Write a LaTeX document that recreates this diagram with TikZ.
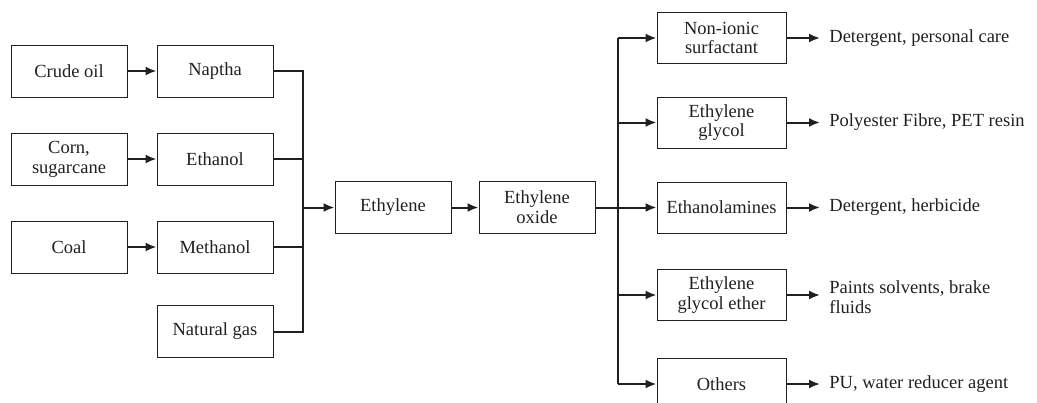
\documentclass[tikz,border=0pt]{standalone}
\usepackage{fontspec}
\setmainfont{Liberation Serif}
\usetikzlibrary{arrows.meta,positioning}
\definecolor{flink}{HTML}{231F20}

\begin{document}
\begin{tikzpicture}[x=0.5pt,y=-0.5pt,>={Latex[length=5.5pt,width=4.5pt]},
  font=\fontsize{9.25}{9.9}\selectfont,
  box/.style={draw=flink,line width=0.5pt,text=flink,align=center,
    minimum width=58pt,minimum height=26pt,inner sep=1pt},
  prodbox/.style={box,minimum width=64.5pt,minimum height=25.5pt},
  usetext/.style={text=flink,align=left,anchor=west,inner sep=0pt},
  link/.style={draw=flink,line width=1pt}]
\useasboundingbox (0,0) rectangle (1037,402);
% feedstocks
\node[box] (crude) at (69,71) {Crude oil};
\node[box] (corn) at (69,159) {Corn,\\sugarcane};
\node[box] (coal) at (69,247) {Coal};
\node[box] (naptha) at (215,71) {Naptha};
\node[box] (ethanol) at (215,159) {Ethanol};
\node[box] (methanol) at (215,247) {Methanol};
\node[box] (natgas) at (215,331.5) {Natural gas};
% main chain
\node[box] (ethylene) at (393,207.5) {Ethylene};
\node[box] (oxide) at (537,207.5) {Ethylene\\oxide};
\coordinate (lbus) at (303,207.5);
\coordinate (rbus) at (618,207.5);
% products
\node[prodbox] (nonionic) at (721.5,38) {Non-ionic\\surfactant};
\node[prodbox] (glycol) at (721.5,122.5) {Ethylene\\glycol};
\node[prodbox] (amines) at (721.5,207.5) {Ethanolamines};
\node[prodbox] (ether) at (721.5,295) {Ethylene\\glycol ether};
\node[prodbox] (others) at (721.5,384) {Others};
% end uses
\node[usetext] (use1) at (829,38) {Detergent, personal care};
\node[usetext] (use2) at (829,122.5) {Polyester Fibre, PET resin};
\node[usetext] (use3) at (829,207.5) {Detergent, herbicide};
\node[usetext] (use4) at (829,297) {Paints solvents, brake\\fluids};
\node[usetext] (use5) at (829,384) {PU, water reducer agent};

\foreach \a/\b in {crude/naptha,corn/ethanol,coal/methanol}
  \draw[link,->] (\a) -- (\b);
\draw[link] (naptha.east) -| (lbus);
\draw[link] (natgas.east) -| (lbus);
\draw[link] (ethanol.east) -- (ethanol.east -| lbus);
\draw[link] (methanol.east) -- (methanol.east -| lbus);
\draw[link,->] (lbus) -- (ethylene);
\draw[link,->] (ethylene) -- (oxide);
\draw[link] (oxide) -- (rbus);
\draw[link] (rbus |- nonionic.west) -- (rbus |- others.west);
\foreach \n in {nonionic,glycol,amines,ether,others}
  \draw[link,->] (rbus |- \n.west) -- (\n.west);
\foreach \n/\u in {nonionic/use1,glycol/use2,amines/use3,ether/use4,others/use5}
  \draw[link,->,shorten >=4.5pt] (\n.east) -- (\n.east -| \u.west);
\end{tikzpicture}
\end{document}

==

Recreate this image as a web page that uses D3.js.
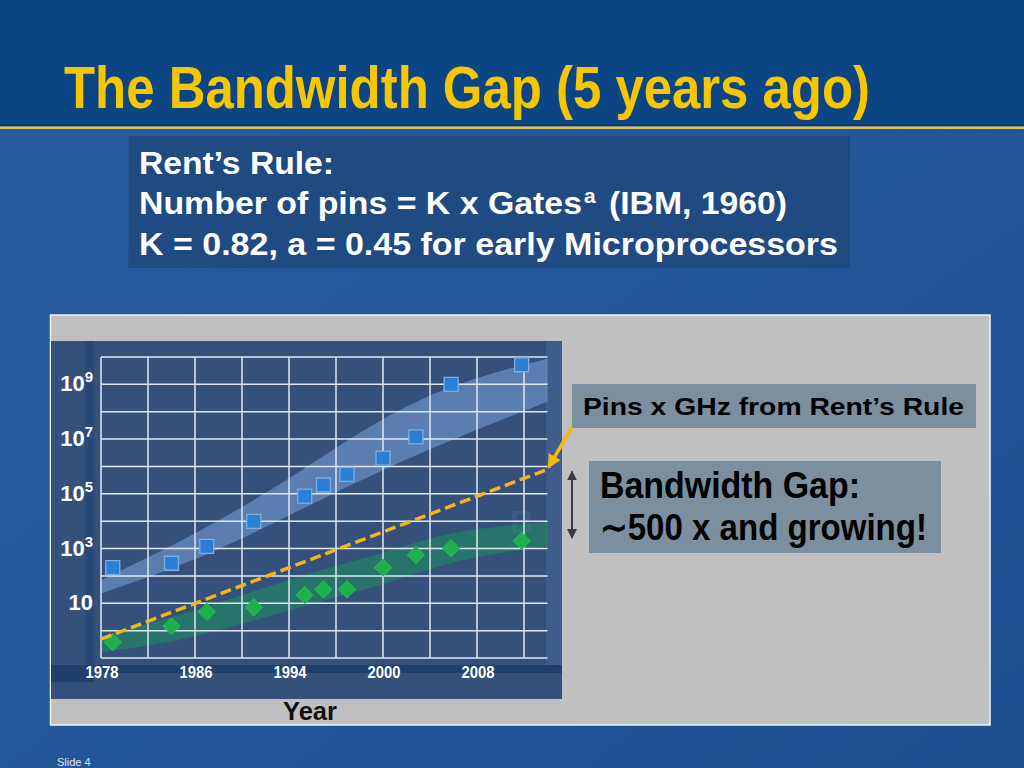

Short problem: Quote word for word only the lines above from the one containing "Write a LaTeX" through the one containing "(use5) at (829,384)". Pictures stay out of your copy.

Solution for this problem:
Write a LaTeX document that recreates this diagram with TikZ.
\documentclass[tikz,border=0pt]{standalone}
\usepackage{fontspec}
\setmainfont{Liberation Serif}
\usetikzlibrary{arrows.meta,positioning}
\definecolor{flink}{HTML}{231F20}

\begin{document}
\begin{tikzpicture}[x=0.5pt,y=-0.5pt,>={Latex[length=5.5pt,width=4.5pt]},
  font=\fontsize{9.25}{9.9}\selectfont,
  box/.style={draw=flink,line width=0.5pt,text=flink,align=center,
    minimum width=58pt,minimum height=26pt,inner sep=1pt},
  prodbox/.style={box,minimum width=64.5pt,minimum height=25.5pt},
  usetext/.style={text=flink,align=left,anchor=west,inner sep=0pt},
  link/.style={draw=flink,line width=1pt}]
\useasboundingbox (0,0) rectangle (1037,402);
% feedstocks
\node[box] (crude) at (69,71) {Crude oil};
\node[box] (corn) at (69,159) {Corn,\\sugarcane};
\node[box] (coal) at (69,247) {Coal};
\node[box] (naptha) at (215,71) {Naptha};
\node[box] (ethanol) at (215,159) {Ethanol};
\node[box] (methanol) at (215,247) {Methanol};
\node[box] (natgas) at (215,331.5) {Natural gas};
% main chain
\node[box] (ethylene) at (393,207.5) {Ethylene};
\node[box] (oxide) at (537,207.5) {Ethylene\\oxide};
\coordinate (lbus) at (303,207.5);
\coordinate (rbus) at (618,207.5);
% products
\node[prodbox] (nonionic) at (721.5,38) {Non-ionic\\surfactant};
\node[prodbox] (glycol) at (721.5,122.5) {Ethylene\\glycol};
\node[prodbox] (amines) at (721.5,207.5) {Ethanolamines};
\node[prodbox] (ether) at (721.5,295) {Ethylene\\glycol ether};
\node[prodbox] (others) at (721.5,384) {Others};
% end uses
\node[usetext] (use1) at (829,38) {Detergent, personal care};
\node[usetext] (use2) at (829,122.5) {Polyester Fibre, PET resin};
\node[usetext] (use3) at (829,207.5) {Detergent, herbicide};
\node[usetext] (use4) at (829,297) {Paints solvents, brake\\fluids};
\node[usetext] (use5) at (829,384) {PU, water reducer agent};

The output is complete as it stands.